“En los años de nuestra vecindad predominó la risa”
Cuando Jorge Luis Borges cumplió los 80 años, lo convidé a cenar con mi familia en Buenos Aires en compañía de las hermanas Adela, y Mariana Grondona, novia en su juventud. Pero fue Adela la que evocó el lejano pasado cuando fue apresada por orden de Eva Perón. En la redada detuvieron también a la madre de Borges y Nohora, única hermana del escritor. Las encerraron en una prisión con las prostitutas. En una manifestación, había pronunciado con demasiado énfasis, la estrofa del himno argentino “libertad, libertad, libertad”. Así se desquitó con esas familias de vieja tradición porteña, a las que detestaba.
Después Perón, al regresar al poder, para humillarlo pretendió trasladarlo de su cargo como bibliotecario, a un puesto en un mercado como inspector de gallinas, aves y conejos. Él quedó en la calle. Estando Adela en esa áspera evocación, Borges lloró. Entre sollozos dijo que, en esos años, él despertaba angustiado pensando “me estoy quedando ciego, no tengo riqueza, mi madre depende de mí, y el hombre más poderoso del país es mi enemigo.”
Conmovido recordé su poema “El infierno de Dios no necesita el esplendor del fuego”.
Él sufría así las consecuencias de haber denunciado con solitario coraje la alianza bélica de Stalin y Hitler, justo durante el auge en Argentina del filo fascismo peronista y la izquierda estalinista.
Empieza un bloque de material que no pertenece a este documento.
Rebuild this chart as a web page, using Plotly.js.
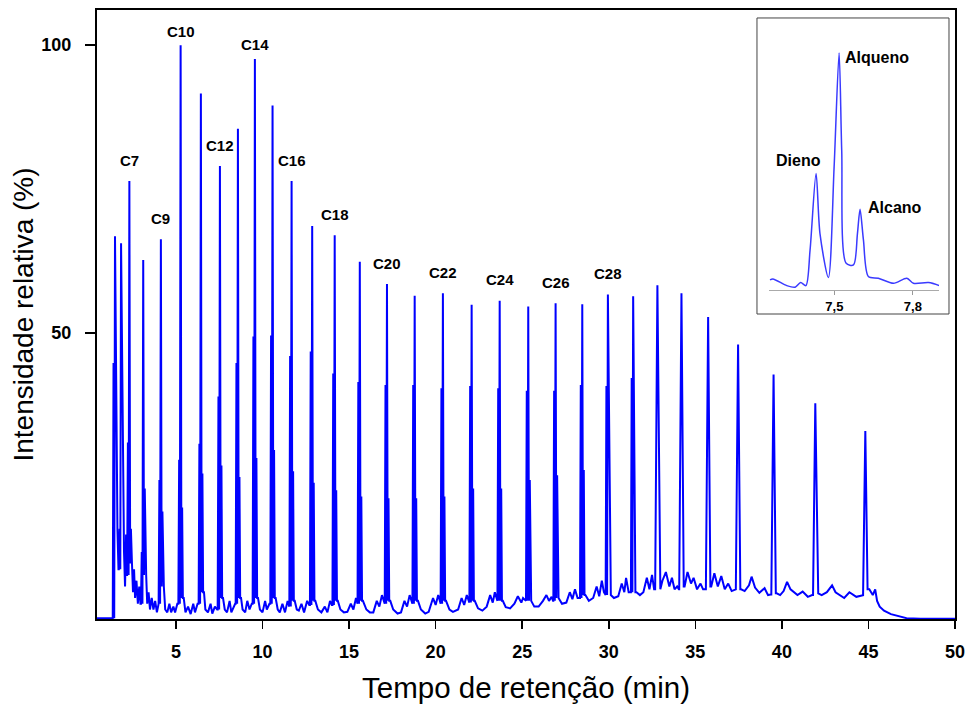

Con su estilo conciso develó la atrocidad moral de esas dos titanomaquias para las que el principio de no matar era mero escrúpulo de vegetarianos.
La enconada inquina continuó durante décadas. Por motivos políticos se le escamoteó el premio Nobel que merecía. Ese veto provino de un longevo académico sueco quien anteriormente había recibido el premio Lenin otorgado por la URSS. Cumplió con su deber ideológico. Tal como lo hizo el portero de mi edificio quien, al verme llegar una noche con Borges, desconectó el ascensor y nos dejó atrapados. Era el jefe peronista de la zona. No le importó tampoco mi condición de Cónsul. La administración se disculpó, no más.
Pero soslayemos esas miserias. Borges gozaba de un humor metafísico, fue un ser sonriente. En los años de nuestra vecindad predominaron la risa y sus motivos que evoqué en algún libro.
Una vez contó que, tras morir su anciana madre, había quedado con la clara sensación de que ella aun lo acompañaba en su departamento y que, en cualquier momento, lo iba a llamar a conversar como solía. Sonriente recordaba, que doña Leonor al cumplir los 99 años, estaba cansada ya de vivir. Como la sibila de Cumas, pedía morir, pero no podía. Y se quejaba por “ese despiste de Dios que me ha regalado el pasaje de venida, pero olvidó darme el de regreso.” Cuando poco después le llegó el fin, según un cronista, uno de los deudos le dio el pésame a Borges lamentando que ella no hubiese completado los cien años de edad. Él con agudeza le respondió: “me parece que usted exagera los encantos del sistema decimal”.